A indústria automobilística continua fazendo a sua parte nessa férrea “lógica” da irracionalidade expansionista, produzindo automóveis cada vez mais modernos, poderosos, confortáveis, “estilosos”. É preciso continuamente agregar valor ao produto. A publicidade sabe disso e não vende os produtos em si, vende as fantasias a ele associadas. E para despertar fantasias, nada mais poderoso que um automóvel. O dono de um automóvel deve sentir-se o próprio dono do mundo.

O imaginário da “civilização do automóvel” é todo ele sexual. Há uma subcultura de pessoas carentes ou inseguras que substitui o relacionamento efetivamente humano por um contato superficial mediado por latarias reluzentes e escapamentos barulhentos. Há o comportamento de exibir a potência do acelerador como se isso pudesse compensar a potência que provavelmente falta no pênis. Há o habito de exibir carros potentes e vistosos para atrair fêmeas, como os pavões que exibem a cauda, já que não se consegue atraí-las por algum atributo efetivamente humano.

Essa fantasia de poder se mostra especialmente perniciosa num país como o Brasil, em que há um consenso de que as regras foram feitas para serem quebradas. Aqui, ser livre é desobedecer as regras. Ignora-se assim a lição básica de Kant, na “Crítica da Razão Prática”, de que ser livre é obedecer apenas a regras racionalmente elaboradas. No Brasil, a sinalização de trânsito é vista como um empecilho ao tráfego e não como um auxílio. Um exemplo disso é o que acontece nos semáforos.

Desinventaram o semáforo. O sinal é um instrumento que serve para que o motorista não tenha que se preocupar com os carros que vêm do sentido perpendicular. Basta esperar o sinal verde para sair. Mas os motoristas desprezam o semáforo, sobem devagar na faixa para pedestres, olham para ver se vem vindo alguém e saem antes do sinal abrir. Ora, se é preciso olhar para ver se vem carro, para que serve o semáforo? Não serve para nada, foi desinventado. Assim como as setas, as faixas, os limites de velocidade. Obedece quem quer, e desobedecem quase todos, quando “não há ninguém olhando”.

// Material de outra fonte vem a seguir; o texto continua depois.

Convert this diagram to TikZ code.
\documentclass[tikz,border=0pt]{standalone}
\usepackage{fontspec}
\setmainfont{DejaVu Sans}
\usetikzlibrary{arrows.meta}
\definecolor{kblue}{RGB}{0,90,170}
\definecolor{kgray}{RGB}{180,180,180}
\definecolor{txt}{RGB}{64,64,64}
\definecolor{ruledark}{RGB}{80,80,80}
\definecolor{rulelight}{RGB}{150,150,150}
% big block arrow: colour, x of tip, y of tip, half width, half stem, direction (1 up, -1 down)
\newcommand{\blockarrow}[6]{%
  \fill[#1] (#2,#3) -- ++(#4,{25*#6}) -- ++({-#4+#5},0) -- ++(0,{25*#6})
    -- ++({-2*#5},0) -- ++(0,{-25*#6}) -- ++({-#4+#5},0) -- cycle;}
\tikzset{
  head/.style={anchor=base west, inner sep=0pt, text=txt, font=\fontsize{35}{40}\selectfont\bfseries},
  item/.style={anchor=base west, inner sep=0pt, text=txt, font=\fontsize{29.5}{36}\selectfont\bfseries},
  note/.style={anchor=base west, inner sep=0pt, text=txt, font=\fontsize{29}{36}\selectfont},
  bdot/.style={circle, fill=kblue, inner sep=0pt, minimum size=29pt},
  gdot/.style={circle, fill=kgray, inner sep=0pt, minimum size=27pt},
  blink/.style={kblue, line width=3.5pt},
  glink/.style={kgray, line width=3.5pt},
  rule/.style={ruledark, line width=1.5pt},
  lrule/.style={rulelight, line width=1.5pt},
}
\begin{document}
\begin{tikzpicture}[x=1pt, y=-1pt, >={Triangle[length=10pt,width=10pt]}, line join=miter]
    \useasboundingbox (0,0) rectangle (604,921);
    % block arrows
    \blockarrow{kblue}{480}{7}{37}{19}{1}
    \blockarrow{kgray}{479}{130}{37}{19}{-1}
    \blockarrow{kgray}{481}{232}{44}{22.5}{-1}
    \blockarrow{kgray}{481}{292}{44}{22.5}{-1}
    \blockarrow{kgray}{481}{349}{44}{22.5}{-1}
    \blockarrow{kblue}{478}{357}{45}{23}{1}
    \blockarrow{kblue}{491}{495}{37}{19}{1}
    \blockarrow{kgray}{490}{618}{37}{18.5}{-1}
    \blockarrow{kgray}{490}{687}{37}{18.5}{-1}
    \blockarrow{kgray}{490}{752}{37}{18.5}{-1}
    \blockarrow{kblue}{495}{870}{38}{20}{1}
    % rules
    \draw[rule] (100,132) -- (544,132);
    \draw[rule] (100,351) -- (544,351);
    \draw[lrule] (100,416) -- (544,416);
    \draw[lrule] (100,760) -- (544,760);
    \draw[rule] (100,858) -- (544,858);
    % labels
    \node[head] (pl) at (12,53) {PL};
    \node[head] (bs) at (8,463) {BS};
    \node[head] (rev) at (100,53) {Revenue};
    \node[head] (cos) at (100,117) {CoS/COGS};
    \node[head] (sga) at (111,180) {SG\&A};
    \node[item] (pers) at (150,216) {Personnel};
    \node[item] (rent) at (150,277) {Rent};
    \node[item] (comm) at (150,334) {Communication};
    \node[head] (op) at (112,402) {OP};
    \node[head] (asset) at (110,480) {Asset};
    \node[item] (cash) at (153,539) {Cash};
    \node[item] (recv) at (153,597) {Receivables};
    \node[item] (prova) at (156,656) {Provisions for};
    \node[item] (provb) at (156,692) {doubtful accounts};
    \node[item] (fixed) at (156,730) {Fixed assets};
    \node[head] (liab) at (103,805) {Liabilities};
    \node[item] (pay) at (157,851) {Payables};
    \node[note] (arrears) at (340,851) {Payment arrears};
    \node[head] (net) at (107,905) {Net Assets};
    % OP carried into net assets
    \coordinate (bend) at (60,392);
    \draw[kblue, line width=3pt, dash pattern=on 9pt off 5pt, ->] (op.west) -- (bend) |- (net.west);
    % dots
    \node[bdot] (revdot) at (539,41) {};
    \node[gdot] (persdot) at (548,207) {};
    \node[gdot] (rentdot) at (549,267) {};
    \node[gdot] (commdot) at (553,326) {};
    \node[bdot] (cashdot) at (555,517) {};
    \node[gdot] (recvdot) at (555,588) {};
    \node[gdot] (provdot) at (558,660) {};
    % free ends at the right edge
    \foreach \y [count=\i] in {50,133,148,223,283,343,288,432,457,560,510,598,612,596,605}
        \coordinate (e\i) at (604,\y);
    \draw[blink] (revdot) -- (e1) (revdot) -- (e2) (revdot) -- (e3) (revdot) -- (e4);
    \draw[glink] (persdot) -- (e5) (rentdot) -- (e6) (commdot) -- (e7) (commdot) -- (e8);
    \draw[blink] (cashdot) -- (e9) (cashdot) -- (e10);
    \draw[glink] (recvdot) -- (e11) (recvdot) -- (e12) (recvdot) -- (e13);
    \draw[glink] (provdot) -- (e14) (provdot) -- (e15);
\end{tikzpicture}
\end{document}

Isso provavelmente explica o elevado número de mortes no trânsito. As pessoas se sentem presas pelas regras nos dias de semana. Nos fins de semana e feriados prolongados, querem “descontar” o tempo perdido. Querem vivenciar a ilusão de liberdade que lhe foi vendida e dirigem de maneira alucinada, majoritariamente movidos a substâncias etílicas. Daí o elevado número de acidentes e mortes. O trânsito mata em torno de 50 mil pessoas por ano no Brasil, em acidentes estúpidos provocados por direção irresponsável. Um número equivalente ao de soldados estadunidenses mortos na guerra do Vietnã, lembra uma antiga campanha das autoridades que pediam responsabilidade no trânsito.

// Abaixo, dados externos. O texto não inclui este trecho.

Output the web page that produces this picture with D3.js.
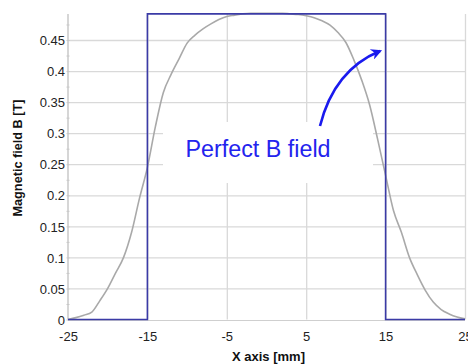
<!DOCTYPE html>
<html>
<head>
<meta charset="utf-8">
<script src="https://cdn.jsdelivr.net/npm/d3@7"></script>
<style>
  html, body { margin: 0; padding: 0; background: #fff; }
  svg { display: block; font-family: "Liberation Sans", Arial, sans-serif; }
</style>
</head>
<body>
<svg id="chart" width="468" height="364"></svg>
<script>
// Measured field profile along the magnet axis
const positions = [-25,-24,-23,-22,-21,-20,-19,-18,-17,-16,-15,-14,-13,-12,-11,-10,-9,-8,-7,-6,-5,-4,-3,-2,-1,0,1,2,3,4,5,6,7,8,9,10,11,12,13,14,15,16,17,18,19,20,21,22,23,24,25];
const measuredB = [0,0.003,0.007,0.012,0.03,0.05,0.075,0.10,0.14,0.195,0.245,0.31,0.365,0.395,0.42,0.445,0.458,0.468,0.476,0.483,0.488,0.49,0.492,0.493,0.493,0.493,0.493,0.493,0.492,0.491,0.489,0.486,0.481,0.474,0.462,0.446,0.418,0.385,0.345,0.29,0.232,0.175,0.14,0.10,0.072,0.047,0.028,0.016,0.009,0.004,0.001];

// Ideal rectangular profile
const idealX = [-25, -15, -15, 15, 15, 25];
const idealB = [0, 0, 0.492, 0.492, 0, 0];

const xTicks = [-25, -15, -5, 5, 15, 25];
const yTicks = [0, 0.05, 0.1, 0.15, 0.2, 0.25, 0.3, 0.35, 0.4, 0.45];

const labelText = "Perfect B field";
const xTitle = "X axis [mm]";
const yTitle = "Magnetic field B [T]";

const svg = d3.select("#chart");
const plotL = 68, plotR = 465, plotT = 14, plotB = 319.5;

const x = d3.scaleLinear().domain([-25, 25]).range([plotL, plotR]);
const y = d3.scaleLinear().domain([0, 0.45]).range([plotB, 40]);

const grid = "#d9d9d9";

// horizontal gridlines
svg.append("g")
  .attr("transform", `translate(${plotL},0)`)
  .call(d3.axisLeft(y).tickValues(yTicks.slice(1)).tickSize(-(plotR - plotL)).tickFormat(""))
  .call(g => g.select(".domain").remove())
  .call(g => g.selectAll("line").attr("stroke", grid).attr("stroke-width", 1.3));

// vertical gridlines
svg.append("g")
  .attr("transform", `translate(0,${plotB})`)
  .call(d3.axisBottom(x).tickValues(xTicks.slice(1)).tickSize(-(plotB - plotT)).tickFormat(""))
  .call(g => g.select(".domain").remove())
  .call(g => g.selectAll("line").attr("stroke", grid).attr("stroke-width", 1.3));

// white panel behind the annotation
svg.append("rect")
  .attr("x", 163).attr("y", 122).attr("width", 210).attr("height", 61)
  .attr("fill", "#fff");

// y axis line with minor ticks
const yAxis = svg.append("g")
  .attr("transform", `translate(${plotL},0)`)
  .call(d3.axisLeft(y).tickValues(d3.range(0, 0.49, 0.025)).tickSize(3).tickFormat(""));
yAxis.select(".domain").attr("d", `M0,${plotT}V${plotB}`).attr("stroke", "#c8c8c8").attr("stroke-width", 1.5);
yAxis.selectAll("line").attr("stroke", "#c8c8c8").attr("transform", "translate(1.5,0)");

// x axis baseline
svg.append("line")
  .attr("x1", plotL).attr("x2", plotR).attr("y1", plotB + 1).attr("y2", plotB + 1)
  .attr("stroke", "#cfcfcf").attr("stroke-width", 1.2);

// tick labels (plain hyphen for negatives)
svg.append("g")
  .attr("transform", `translate(${plotL - 3},0)`)
  .call(d3.axisLeft(y).tickValues(yTicks).tickSize(0).tickPadding(0).tickFormat(d => String(d)))
  .call(g => g.select(".domain").remove())
  .call(g => g.selectAll("text").attr("font-size", 13).attr("fill", "#222")
    .attr("font-family", "'Liberation Sans', Arial, sans-serif").attr("dy", "0.36em"));

svg.append("g")
  .attr("transform", `translate(0,${plotB})`)
  .call(d3.axisBottom(x).tickValues(xTicks).tickSize(0).tickPadding(0).tickFormat(d => String(d)))
  .call(g => g.select(".domain").remove())
  .call(g => g.selectAll("text").attr("font-size", 13).attr("fill", "#222")
    .attr("font-family", "'Liberation Sans', Arial, sans-serif").attr("dy", "1.62em"));

// measured curve
const lineGen = d3.line().x(d => x(d[0])).y(d => y(d[1])).curve(d3.curveMonotoneX);
svg.append("path")
  .datum(positions.map((p, i) => [p, measuredB[i]]))
  .attr("d", lineGen)
  .attr("fill", "none").attr("stroke", "#a9a9a9").attr("stroke-width", 1.6);

// ideal curve
const idealGen = d3.line().x(d => x(d[0])).y(d => y(d[1]));
svg.append("path")
  .datum(idealX.map((p, i) => [p, idealB[i]]))
  .attr("d", idealGen)
  .attr("fill", "none").attr("stroke", "#3b3ba6").attr("stroke-width", 1.6);

// annotation
svg.append("text")
  .attr("x", 258).attr("y", 157)
  .attr("text-anchor", "middle")
  .attr("font-size", 23.3)
  .attr("fill", "#2323ee")
  .text(labelText);

const defs = svg.append("defs");
defs.append("marker")
  .attr("id", "head").attr("viewBox", "0 0 10 10")
  .attr("refX", 8).attr("refY", 5)
  .attr("markerWidth", 13).attr("markerHeight", 11)
  .attr("markerUnits", "userSpaceOnUse")
  .attr("orient", "auto")
  .append("path").attr("d", "M0,0L10,5L0,10L3,5Z").attr("fill", "#1a1aee");

svg.append("path")
  .attr("d", "M320,126 Q334,70 380,51")
  .attr("fill", "none").attr("stroke", "#1a1aee").attr("stroke-width", 2.6)
  .attr("marker-end", "url(#head)");

// axis titles
svg.append("text")
  .attr("x", (plotL + plotR) / 2 + 2).attr("y", 361)
  .attr("text-anchor", "middle").attr("font-size", 13).attr("font-weight", "bold").attr("fill", "#111")
  .text(xTitle);

svg.append("text")
  .attr("transform", "translate(22,158) rotate(-90)")
  .attr("text-anchor", "middle").attr("font-size", 12.7).attr("font-weight", "bold").attr("fill", "#111")
  .text(yTitle);
</script>
</body>
</html>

Por falar em guerra, não há metáfora para melhor para descrever o que acontece no trânsito todos os dias. Quem atravessa uma cidade inteira como São Paulo, como faz este escriba, tem a sensação de estar de fato atravessando um cenário de guerra. Não há um dia em que não se vejam ambulâncias, carros de polícia, guinchos de resgate, sirenes ligadas, veículos “no prego”, faixas interditadas. Um cenário de guerra em que se vê destroços pelo caminho, e se reza para não ser atingido pelo azar de uma batida ou um motoboy irresponsável.

A situação descrita três parágrafos acima, a pressa de cruzar o sinal ainda vermelho, não acontece apenas nos horário ermos da madrugada, quando não é mesmo seguro respeitar os semáforos. Acontece a qualquer hora do dia, em qualquer cruzamento. Esse comportamento de pressa patológica indica que as pessoas estão sobrecarregadas por uma pressão sobre-humana em sua rotina e não conseguem administrar o tempo a ser despendido no “trânsito”. Querem chegar mais rápido, passar na frente de quem for preciso, disputar cada centímetro, cada minuto, transformando o trajeto numa guerra, como se com isso conseguissem “ganhar tempo”. Quem se dispor a calcular percebe imediatamente que não se ganha tempo com esse tipo de direção. Ganha-se quando muito uma úlcera.

A impaciência de cada um multiplicada pela irritação de todos produz o inferno do trânsito. Por falar em inferno, lembremos Sartre, que disse: “O inferno são os outros”. Agora sabemos o que essa frase quer dizer. O inferno são os outros carros. Jean Paul Sartre deve ter sacado essa pensata existencialista enquanto circulava pela legendária e inextricável rotatória da Place de La Concorde, em Paris, perdido em algum lugar entre o ser e o nada.